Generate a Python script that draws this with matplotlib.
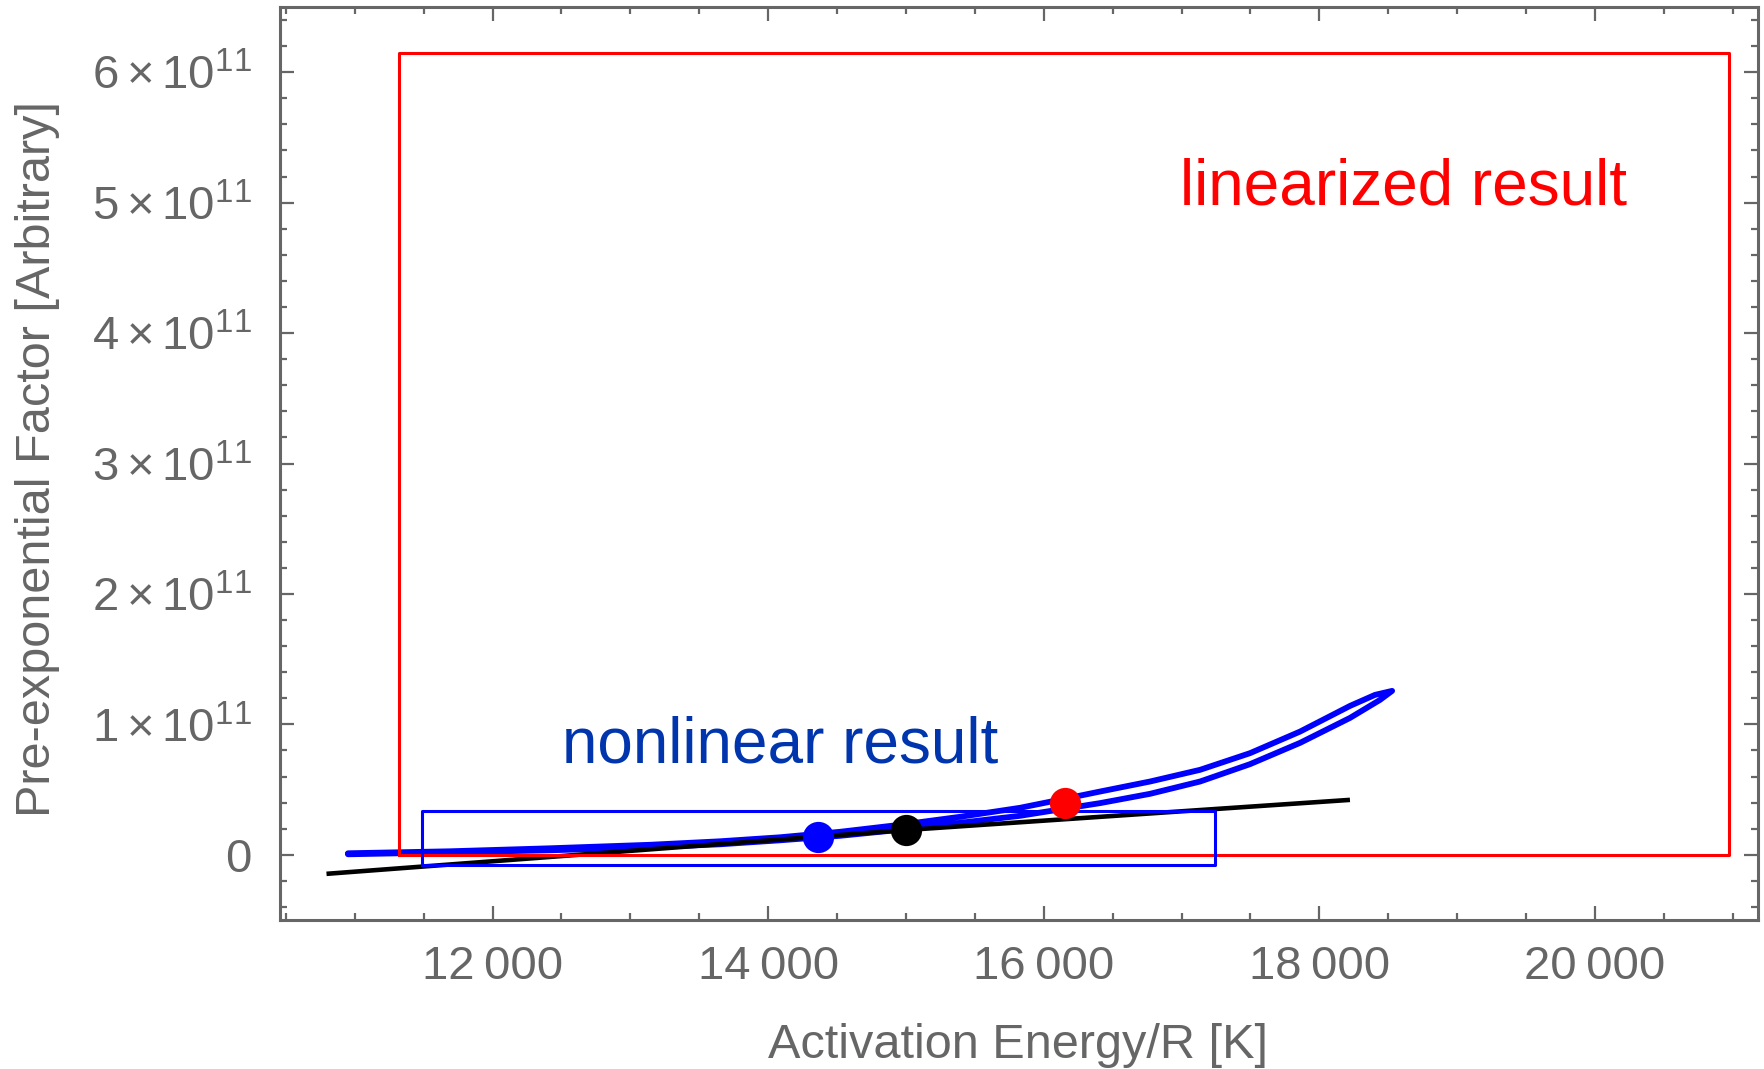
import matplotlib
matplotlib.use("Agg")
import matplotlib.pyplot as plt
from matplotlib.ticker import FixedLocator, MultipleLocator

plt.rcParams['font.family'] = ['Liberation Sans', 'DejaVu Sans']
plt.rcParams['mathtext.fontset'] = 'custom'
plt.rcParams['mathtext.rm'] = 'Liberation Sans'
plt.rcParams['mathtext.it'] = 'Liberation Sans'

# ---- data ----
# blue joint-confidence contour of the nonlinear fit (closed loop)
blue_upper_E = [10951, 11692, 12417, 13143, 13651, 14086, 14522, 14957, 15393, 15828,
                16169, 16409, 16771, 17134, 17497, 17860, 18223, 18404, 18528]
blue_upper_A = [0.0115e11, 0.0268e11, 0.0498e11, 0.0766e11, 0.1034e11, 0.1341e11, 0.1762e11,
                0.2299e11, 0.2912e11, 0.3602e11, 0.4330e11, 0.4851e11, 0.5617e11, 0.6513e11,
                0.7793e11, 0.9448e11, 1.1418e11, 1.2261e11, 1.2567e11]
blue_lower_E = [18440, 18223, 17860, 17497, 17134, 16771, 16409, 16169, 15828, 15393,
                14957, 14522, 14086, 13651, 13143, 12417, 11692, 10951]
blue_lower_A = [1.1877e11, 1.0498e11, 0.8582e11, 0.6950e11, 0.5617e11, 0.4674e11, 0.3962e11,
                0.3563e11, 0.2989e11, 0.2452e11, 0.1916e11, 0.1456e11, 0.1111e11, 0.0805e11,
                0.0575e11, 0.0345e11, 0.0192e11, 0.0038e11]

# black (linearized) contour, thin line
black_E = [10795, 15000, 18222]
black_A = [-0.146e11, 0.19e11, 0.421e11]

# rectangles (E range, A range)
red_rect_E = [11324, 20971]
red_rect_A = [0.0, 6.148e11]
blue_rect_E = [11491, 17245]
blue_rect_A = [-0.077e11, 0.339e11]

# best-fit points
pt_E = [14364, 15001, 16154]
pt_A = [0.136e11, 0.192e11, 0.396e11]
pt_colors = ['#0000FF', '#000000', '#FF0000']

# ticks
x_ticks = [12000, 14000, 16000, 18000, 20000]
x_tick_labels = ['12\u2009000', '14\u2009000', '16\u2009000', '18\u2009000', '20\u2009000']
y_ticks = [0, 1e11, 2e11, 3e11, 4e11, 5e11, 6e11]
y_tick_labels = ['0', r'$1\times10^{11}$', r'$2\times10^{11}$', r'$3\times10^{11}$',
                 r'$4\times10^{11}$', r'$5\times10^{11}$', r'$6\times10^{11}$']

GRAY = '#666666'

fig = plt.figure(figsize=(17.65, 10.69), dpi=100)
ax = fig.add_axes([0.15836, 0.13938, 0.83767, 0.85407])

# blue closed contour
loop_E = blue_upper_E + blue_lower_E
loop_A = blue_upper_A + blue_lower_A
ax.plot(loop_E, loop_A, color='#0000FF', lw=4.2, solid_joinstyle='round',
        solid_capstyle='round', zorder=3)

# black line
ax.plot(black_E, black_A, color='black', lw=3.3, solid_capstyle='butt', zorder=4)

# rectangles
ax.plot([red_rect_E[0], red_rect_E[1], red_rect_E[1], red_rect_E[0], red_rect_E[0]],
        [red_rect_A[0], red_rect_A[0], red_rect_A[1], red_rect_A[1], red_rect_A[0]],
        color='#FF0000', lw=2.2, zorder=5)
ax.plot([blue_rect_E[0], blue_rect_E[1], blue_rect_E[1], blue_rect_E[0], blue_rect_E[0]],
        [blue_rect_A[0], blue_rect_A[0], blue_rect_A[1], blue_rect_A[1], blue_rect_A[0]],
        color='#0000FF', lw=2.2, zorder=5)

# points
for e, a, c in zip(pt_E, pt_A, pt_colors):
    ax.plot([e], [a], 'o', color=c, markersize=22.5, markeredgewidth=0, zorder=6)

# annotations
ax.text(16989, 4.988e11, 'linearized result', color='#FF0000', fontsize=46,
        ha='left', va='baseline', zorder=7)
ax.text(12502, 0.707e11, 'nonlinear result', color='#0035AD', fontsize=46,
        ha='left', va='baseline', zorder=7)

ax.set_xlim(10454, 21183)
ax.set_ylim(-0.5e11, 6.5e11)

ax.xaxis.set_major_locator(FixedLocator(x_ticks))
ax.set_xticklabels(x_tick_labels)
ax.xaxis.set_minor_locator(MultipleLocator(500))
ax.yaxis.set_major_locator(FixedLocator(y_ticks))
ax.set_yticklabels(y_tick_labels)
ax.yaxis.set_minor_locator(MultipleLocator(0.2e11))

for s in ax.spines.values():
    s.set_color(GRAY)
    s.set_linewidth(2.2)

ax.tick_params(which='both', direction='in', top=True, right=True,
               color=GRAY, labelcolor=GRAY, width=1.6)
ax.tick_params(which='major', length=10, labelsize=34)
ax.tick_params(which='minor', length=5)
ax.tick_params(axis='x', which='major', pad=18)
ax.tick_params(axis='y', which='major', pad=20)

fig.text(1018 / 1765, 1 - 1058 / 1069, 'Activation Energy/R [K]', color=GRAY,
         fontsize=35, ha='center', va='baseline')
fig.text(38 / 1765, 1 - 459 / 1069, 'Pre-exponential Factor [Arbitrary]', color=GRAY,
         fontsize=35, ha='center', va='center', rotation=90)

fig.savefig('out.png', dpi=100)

• Required task: Restate, line by line and word for word, everything from the top of the material through the line that contains "from matplotlib.ticker import". Leave pictures out.

• Result for this task:
Generate a Python script that draws this with matplotlib.
import matplotlib
matplotlib.use("Agg")
import matplotlib.pyplot as plt
from matplotlib.ticker import FixedLocator, MultipleLocator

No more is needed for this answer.